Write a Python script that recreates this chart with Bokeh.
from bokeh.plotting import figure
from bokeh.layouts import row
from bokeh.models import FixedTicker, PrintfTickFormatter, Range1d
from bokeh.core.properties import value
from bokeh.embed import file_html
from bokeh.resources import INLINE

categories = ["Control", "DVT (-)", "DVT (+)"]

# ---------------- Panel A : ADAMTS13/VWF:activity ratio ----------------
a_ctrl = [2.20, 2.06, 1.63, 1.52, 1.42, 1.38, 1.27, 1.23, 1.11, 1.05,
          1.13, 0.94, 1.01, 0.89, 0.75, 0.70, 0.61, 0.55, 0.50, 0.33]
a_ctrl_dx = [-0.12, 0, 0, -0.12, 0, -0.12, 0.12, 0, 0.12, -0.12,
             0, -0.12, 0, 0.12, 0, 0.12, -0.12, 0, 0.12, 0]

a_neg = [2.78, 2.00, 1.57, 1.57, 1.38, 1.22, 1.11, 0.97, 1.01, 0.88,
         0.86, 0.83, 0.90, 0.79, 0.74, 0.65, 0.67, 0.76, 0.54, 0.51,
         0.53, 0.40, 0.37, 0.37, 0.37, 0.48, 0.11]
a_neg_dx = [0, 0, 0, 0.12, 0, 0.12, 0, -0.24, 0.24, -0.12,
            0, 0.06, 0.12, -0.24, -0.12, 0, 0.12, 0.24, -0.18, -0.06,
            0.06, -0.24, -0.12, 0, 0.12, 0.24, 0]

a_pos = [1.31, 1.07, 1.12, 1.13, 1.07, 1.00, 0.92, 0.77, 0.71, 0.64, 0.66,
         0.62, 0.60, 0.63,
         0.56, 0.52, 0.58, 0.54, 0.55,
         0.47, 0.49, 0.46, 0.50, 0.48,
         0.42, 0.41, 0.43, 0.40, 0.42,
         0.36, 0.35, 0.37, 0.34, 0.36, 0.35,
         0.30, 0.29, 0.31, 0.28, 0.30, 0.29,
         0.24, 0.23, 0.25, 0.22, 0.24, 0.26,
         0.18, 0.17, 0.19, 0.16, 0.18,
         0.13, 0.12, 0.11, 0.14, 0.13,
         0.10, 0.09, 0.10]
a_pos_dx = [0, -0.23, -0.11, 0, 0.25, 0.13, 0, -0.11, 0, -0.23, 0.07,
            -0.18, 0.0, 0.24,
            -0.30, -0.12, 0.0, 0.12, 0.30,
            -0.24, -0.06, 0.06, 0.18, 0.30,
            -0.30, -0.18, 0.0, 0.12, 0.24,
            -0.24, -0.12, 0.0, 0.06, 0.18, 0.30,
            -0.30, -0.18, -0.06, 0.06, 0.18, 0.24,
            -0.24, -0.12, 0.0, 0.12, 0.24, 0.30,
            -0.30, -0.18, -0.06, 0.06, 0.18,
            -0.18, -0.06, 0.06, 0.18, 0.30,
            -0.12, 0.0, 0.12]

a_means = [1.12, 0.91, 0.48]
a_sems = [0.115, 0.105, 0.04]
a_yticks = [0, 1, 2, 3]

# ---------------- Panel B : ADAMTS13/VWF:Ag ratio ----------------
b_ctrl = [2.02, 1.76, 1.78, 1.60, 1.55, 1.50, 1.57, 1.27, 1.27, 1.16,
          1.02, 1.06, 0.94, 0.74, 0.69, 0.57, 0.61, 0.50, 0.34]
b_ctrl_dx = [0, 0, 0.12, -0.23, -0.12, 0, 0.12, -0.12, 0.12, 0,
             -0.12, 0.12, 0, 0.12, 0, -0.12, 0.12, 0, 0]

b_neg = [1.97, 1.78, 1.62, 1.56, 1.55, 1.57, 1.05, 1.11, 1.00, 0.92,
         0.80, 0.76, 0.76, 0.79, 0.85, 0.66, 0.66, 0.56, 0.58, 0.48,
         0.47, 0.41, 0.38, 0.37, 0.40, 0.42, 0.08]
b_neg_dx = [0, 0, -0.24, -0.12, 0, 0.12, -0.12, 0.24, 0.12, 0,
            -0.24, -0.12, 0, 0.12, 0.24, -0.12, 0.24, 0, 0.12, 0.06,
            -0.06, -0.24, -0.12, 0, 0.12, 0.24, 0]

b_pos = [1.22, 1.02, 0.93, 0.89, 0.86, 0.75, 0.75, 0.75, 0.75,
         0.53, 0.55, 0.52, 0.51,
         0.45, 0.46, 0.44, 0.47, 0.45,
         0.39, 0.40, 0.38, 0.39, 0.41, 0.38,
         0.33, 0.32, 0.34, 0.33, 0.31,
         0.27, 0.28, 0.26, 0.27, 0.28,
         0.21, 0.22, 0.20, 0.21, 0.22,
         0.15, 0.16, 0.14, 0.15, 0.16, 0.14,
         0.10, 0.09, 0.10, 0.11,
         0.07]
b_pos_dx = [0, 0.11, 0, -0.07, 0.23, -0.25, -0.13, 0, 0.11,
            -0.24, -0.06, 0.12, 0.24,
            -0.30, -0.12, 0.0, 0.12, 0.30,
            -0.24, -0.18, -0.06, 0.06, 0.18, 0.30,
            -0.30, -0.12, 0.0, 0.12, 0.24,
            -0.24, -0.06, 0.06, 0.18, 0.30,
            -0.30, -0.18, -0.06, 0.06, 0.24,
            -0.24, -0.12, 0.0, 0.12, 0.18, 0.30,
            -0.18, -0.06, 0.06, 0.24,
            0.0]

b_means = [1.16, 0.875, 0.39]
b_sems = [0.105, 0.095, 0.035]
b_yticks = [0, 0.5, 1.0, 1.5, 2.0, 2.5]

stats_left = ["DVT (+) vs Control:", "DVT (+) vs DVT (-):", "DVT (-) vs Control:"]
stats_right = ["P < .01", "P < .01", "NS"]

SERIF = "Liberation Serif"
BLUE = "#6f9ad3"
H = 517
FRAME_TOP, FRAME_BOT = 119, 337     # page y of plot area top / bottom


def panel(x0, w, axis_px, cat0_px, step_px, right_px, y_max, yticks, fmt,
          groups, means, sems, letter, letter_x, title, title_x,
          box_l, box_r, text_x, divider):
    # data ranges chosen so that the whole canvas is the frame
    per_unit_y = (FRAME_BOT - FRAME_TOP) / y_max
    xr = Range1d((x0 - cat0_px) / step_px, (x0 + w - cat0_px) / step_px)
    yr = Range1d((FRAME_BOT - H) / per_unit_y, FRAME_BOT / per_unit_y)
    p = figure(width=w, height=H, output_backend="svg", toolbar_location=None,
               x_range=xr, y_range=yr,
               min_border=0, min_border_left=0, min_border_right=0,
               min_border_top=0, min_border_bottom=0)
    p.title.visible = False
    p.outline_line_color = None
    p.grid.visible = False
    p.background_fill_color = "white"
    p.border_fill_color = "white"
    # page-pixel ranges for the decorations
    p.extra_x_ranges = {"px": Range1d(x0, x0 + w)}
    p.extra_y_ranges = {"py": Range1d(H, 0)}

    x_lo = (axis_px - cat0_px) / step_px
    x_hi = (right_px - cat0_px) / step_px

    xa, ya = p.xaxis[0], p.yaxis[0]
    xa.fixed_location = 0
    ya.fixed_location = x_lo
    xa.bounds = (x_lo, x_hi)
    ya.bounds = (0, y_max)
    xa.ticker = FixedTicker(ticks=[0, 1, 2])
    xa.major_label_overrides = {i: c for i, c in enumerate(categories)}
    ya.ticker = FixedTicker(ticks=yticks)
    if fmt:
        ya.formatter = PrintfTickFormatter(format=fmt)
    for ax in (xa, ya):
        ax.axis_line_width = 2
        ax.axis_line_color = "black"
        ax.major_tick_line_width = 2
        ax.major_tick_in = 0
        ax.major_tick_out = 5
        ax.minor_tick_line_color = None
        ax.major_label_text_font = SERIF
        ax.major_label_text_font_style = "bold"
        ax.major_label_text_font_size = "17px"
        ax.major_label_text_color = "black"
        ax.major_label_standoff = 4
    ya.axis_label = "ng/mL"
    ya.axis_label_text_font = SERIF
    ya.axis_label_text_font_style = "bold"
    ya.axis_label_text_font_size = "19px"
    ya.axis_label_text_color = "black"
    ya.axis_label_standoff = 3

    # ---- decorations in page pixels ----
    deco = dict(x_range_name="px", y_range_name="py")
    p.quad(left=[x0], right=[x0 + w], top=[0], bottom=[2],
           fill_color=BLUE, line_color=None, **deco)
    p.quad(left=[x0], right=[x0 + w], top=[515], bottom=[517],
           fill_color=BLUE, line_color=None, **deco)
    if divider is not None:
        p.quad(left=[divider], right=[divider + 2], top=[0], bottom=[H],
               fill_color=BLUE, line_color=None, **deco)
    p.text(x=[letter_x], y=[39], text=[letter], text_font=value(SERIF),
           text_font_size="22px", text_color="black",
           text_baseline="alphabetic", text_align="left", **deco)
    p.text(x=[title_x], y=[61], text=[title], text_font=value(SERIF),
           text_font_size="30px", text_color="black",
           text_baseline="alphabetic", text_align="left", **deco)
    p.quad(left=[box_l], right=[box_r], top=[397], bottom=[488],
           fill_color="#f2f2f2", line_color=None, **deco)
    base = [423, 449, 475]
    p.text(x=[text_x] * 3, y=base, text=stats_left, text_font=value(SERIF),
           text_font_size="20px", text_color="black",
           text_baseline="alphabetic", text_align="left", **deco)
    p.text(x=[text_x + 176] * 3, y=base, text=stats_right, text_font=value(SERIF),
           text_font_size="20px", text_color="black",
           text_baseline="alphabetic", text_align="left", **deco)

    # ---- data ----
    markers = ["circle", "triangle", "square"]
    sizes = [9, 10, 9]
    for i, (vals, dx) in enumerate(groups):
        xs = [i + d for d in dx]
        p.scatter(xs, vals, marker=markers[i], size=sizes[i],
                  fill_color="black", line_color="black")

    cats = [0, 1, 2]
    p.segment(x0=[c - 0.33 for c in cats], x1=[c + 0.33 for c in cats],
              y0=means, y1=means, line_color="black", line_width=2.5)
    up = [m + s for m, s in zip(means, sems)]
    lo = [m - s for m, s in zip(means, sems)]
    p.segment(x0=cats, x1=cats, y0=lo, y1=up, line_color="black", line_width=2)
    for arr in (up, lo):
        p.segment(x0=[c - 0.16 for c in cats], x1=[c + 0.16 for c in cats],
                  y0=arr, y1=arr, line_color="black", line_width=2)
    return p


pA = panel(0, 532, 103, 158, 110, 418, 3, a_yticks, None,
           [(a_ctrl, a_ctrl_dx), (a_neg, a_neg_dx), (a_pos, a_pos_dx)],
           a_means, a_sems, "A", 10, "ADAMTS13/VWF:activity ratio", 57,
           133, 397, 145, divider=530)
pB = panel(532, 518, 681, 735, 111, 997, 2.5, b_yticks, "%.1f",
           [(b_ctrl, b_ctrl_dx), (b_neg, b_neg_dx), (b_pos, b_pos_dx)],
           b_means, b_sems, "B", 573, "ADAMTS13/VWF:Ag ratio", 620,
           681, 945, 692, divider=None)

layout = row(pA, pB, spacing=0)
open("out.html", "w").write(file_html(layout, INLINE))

■ SHORT EXERCISE ■
List each line holding the string "that".

■ COMPLETED EXERCISE ■
Write a Python script that recreates this chart with Bokeh.
    # data ranges chosen so that the whole canvas is the frame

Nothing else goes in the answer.